Can you set down, exactly as they appear below, the lines from the opening of the material through the one bearing "plt.rcParams['mathtext.fontset'] = 'stix'", minus the pictures?

RECORDED DATA:
....
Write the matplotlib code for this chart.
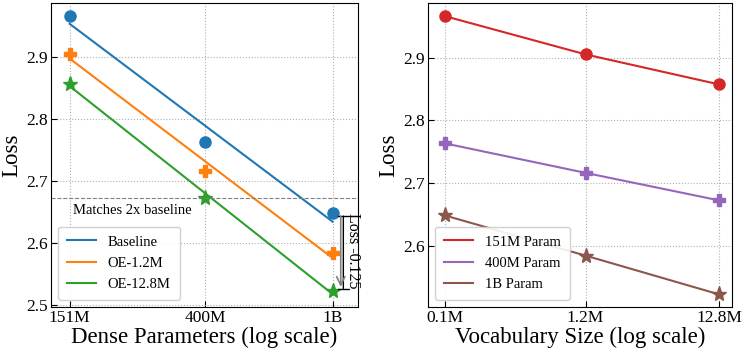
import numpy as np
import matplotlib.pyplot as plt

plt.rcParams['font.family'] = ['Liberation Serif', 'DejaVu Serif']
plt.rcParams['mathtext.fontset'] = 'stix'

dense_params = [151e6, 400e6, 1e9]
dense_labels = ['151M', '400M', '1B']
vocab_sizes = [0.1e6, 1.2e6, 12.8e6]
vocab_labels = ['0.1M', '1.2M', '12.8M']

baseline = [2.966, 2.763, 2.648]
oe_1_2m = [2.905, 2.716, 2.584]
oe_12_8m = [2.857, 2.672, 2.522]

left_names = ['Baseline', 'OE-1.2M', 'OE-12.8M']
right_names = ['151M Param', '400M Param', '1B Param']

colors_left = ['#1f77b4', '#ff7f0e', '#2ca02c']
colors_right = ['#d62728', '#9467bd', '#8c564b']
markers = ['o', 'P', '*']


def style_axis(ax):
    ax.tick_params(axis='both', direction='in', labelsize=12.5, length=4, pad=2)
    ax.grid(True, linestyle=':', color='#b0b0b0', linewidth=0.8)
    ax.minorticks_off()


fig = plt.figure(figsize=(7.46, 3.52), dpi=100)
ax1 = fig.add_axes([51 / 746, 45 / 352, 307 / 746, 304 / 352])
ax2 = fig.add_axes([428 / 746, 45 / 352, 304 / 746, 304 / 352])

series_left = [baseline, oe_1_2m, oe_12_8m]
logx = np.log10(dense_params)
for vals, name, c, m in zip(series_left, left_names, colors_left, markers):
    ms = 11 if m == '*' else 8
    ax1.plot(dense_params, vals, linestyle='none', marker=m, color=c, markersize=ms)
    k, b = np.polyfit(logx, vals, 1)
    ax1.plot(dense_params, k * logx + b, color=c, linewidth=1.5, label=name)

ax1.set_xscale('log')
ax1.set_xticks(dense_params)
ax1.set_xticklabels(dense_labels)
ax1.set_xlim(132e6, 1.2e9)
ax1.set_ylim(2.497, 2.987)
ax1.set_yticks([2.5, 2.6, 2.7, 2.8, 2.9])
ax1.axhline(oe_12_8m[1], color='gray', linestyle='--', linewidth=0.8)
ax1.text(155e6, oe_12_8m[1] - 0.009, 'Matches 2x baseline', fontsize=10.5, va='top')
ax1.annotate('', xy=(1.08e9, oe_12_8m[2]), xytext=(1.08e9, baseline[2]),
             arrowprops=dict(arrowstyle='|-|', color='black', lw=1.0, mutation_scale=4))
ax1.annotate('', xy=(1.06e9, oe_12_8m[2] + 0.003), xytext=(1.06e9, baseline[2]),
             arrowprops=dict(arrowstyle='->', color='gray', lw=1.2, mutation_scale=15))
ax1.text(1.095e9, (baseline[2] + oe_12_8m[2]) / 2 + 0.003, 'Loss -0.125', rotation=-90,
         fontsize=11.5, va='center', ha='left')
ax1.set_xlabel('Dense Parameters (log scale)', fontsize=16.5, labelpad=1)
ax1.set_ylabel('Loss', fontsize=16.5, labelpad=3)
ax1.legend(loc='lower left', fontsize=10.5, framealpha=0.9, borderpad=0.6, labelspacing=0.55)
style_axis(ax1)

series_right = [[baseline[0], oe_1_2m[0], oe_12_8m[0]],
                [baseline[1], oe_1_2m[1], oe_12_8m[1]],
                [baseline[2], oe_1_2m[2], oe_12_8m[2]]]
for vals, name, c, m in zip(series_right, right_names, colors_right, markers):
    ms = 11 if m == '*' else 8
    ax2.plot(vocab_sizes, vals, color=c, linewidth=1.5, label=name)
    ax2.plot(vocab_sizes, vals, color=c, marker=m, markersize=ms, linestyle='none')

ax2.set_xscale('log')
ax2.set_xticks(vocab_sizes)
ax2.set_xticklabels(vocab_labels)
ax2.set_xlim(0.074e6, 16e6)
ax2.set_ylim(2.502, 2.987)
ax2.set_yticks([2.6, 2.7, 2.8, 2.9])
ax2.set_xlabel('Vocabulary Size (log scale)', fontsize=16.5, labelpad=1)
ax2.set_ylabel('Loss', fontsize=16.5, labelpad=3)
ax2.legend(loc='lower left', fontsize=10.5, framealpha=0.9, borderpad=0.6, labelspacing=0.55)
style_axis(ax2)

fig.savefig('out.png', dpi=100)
....
CORRECT OUTPUT:
Write the matplotlib code for this chart.
import numpy as np
import matplotlib.pyplot as plt

plt.rcParams['font.family'] = ['Liberation Serif', 'DejaVu Serif']
plt.rcParams['mathtext.fontset'] = 'stix'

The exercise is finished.